>>>>>

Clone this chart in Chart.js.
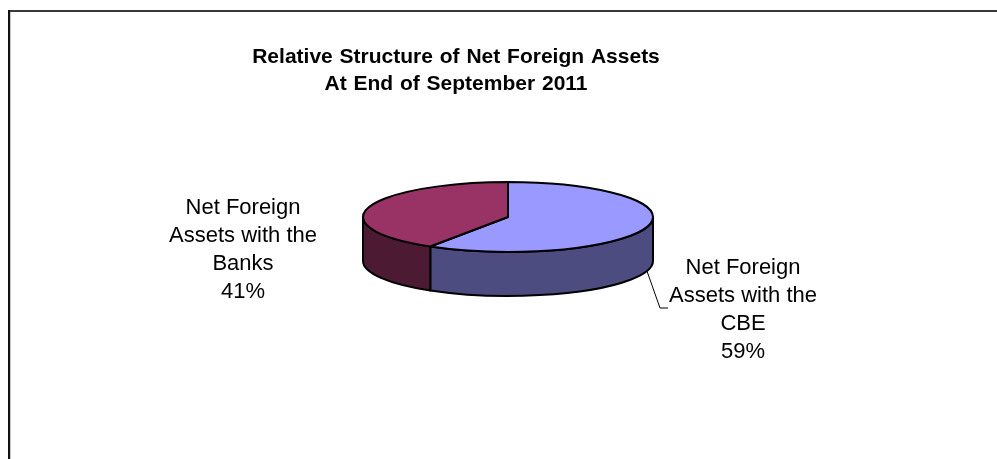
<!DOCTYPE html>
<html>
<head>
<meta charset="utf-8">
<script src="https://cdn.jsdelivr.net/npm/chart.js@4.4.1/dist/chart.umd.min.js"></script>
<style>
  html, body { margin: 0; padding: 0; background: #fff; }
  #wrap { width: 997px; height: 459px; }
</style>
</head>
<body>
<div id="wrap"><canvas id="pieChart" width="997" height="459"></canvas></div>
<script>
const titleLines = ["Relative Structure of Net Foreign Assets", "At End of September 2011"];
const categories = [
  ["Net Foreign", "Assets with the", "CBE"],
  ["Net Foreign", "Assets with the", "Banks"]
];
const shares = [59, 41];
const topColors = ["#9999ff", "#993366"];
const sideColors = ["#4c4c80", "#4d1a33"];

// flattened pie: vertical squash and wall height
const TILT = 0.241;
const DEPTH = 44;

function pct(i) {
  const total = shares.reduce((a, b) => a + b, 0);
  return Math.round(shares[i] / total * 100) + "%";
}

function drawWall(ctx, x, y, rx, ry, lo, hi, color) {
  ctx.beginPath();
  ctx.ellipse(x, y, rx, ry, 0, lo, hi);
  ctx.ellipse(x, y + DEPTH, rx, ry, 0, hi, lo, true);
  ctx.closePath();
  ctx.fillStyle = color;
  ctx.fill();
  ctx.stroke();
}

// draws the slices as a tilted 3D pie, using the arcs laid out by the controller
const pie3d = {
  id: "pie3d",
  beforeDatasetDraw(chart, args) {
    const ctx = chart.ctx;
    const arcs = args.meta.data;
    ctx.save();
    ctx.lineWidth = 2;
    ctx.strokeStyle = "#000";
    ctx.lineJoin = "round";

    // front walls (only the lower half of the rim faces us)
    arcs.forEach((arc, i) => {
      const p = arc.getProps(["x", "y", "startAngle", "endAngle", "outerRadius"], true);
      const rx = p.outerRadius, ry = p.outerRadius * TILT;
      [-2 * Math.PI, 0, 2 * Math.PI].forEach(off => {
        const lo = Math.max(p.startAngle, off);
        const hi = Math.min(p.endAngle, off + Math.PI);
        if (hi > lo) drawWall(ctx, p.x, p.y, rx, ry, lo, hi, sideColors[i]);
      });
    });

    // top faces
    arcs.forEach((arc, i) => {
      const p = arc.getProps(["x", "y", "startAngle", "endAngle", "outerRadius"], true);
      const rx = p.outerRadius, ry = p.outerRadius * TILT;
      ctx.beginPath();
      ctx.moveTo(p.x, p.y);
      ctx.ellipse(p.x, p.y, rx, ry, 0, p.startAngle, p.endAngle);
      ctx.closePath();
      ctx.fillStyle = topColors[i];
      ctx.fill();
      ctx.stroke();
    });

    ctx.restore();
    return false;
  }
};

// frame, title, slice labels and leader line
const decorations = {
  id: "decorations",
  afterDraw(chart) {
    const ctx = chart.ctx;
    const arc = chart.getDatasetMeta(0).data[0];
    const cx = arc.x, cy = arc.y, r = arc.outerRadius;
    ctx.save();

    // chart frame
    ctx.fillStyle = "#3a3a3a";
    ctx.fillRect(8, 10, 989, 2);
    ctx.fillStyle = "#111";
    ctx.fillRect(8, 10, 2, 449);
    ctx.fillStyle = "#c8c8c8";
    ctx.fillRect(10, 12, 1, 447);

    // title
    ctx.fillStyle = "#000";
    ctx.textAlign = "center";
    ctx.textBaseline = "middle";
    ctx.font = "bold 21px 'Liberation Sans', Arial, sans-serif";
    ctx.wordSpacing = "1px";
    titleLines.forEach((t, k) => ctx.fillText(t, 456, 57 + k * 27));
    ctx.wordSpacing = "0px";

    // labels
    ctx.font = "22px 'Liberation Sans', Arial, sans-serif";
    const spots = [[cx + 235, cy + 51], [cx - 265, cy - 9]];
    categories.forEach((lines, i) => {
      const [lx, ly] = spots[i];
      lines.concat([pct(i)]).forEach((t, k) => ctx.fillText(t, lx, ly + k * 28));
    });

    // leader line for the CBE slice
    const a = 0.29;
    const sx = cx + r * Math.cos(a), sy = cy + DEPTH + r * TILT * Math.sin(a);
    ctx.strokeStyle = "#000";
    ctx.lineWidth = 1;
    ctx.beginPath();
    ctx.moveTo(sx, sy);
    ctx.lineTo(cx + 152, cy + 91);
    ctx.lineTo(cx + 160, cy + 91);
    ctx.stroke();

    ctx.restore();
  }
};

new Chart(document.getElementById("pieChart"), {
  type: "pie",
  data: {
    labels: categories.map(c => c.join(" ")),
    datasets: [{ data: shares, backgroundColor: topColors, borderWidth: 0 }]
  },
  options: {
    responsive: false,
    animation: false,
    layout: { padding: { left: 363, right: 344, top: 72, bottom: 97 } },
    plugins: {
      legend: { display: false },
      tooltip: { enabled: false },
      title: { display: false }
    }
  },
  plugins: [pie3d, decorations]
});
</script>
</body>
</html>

<<<<<

- **Stated problem**:
Copy the listing exactly. Any image in it stays out of the copy.

- **Task output**:
Clone this chart in Chart.js.
<!DOCTYPE html>
<html>
<head>
<meta charset="utf-8">
<script src="https://cdn.jsdelivr.net/npm/chart.js@4.4.1/dist/chart.umd.min.js"></script>
<style>
  html, body { margin: 0; padding: 0; background: #fff; }
  #wrap { width: 997px; height: 459px; }
</style>
</head>
<body>
<div id="wrap"><canvas id="pieChart" width="997" height="459"></canvas></div>
<script>
const titleLines = ["Relative Structure of Net Foreign Assets", "At End of September 2011"];
const categories = [
  ["Net Foreign", "Assets with the", "CBE"],
  ["Net Foreign", "Assets with the", "Banks"]
];
const shares = [59, 41];
const topColors = ["#9999ff", "#993366"];
const sideColors = ["#4c4c80", "#4d1a33"];

// flattened pie: vertical squash and wall height
const TILT = 0.241;
const DEPTH = 44;

function pct(i) {
  const total = shares.reduce((a, b) => a + b, 0);
  return Math.round(shares[i] / total * 100) + "%";
}

function drawWall(ctx, x, y, rx, ry, lo, hi, color) {
  ctx.beginPath();
  ctx.ellipse(x, y, rx, ry, 0, lo, hi);
  ctx.ellipse(x, y + DEPTH, rx, ry, 0, hi, lo, true);
  ctx.closePath();
  ctx.fillStyle = color;
  ctx.fill();
  ctx.stroke();
}

// draws the slices as a tilted 3D pie, using the arcs laid out by the controller
const pie3d = {
  id: "pie3d",
  beforeDatasetDraw(chart, args) {
    const ctx = chart.ctx;
    const arcs = args.meta.data;
    ctx.save();
    ctx.lineWidth = 2;
    ctx.strokeStyle = "#000";
    ctx.lineJoin = "round";

    // front walls (only the lower half of the rim faces us)
    arcs.forEach((arc, i) => {
      const p = arc.getProps(["x", "y", "startAngle", "endAngle", "outerRadius"], true);
      const rx = p.outerRadius, ry = p.outerRadius * TILT;
      [-2 * Math.PI, 0, 2 * Math.PI].forEach(off => {
        const lo = Math.max(p.startAngle, off);
        const hi = Math.min(p.endAngle, off + Math.PI);
        if (hi > lo) drawWall(ctx, p.x, p.y, rx, ry, lo, hi, sideColors[i]);
      });
    });

    // top faces
    arcs.forEach((arc, i) => {
      const p = arc.getProps(["x", "y", "startAngle", "endAngle", "outerRadius"], true);
      const rx = p.outerRadius, ry = p.outerRadius * TILT;
      ctx.beginPath();
      ctx.moveTo(p.x, p.y);
      ctx.ellipse(p.x, p.y, rx, ry, 0, p.startAngle, p.endAngle);
      ctx.closePath();
      ctx.fillStyle = topColors[i];
      ctx.fill();
      ctx.stroke();
    });

    ctx.restore();
    return false;
  }
};

// frame, title, slice labels and leader line
const decorations = {
  id: "decorations",
  afterDraw(chart) {
    const ctx = chart.ctx;
    const arc = chart.getDatasetMeta(0).data[0];
    const cx = arc.x, cy = arc.y, r = arc.outerRadius;
    ctx.save();

    // chart frame
    ctx.fillStyle = "#3a3a3a";
    ctx.fillRect(8, 10, 989, 2);
    ctx.fillStyle = "#111";
    ctx.fillRect(8, 10, 2, 449);
    ctx.fillStyle = "#c8c8c8";
    ctx.fillRect(10, 12, 1, 447);

    // title
    ctx.fillStyle = "#000";
    ctx.textAlign = "center";
    ctx.textBaseline = "middle";
    ctx.font = "bold 21px 'Liberation Sans', Arial, sans-serif";
    ctx.wordSpacing = "1px";
    titleLines.forEach((t, k) => ctx.fillText(t, 456, 57 + k * 27));
    ctx.wordSpacing = "0px";

    // labels
    ctx.font = "22px 'Liberation Sans', Arial, sans-serif";
    const spots = [[cx + 235, cy + 51], [cx - 265, cy - 9]];
    categories.forEach((lines, i) => {
      const [lx, ly] = spots[i];
      lines.concat([pct(i)]).forEach((t, k) => ctx.fillText(t, lx, ly + k * 28));
    });

    // leader line for the CBE slice
    const a = 0.29;
    const sx = cx + r * Math.cos(a), sy = cy + DEPTH + r * TILT * Math.sin(a);
    ctx.strokeStyle = "#000";
    ctx.lineWidth = 1;
    ctx.beginPath();
    ctx.moveTo(sx, sy);
    ctx.lineTo(cx + 152, cy + 91);
    ctx.lineTo(cx + 160, cy + 91);
    ctx.stroke();

    ctx.restore();
  }
};

new Chart(document.getElementById("pieChart"), {
  type: "pie",
  data: {
    labels: categories.map(c => c.join(" ")),
    datasets: [{ data: shares, backgroundColor: topColors, borderWidth: 0 }]
  },
  options: {
    responsive: false,
    animation: false,
    layout: { padding: { left: 363, right: 344, top: 72, bottom: 97 } },
    plugins: {
      legend: { display: false },
      tooltip: { enabled: false },
      title: { display: false }
    }
  },
  plugins: [pie3d, decorations]
});
</script>
</body>
</html>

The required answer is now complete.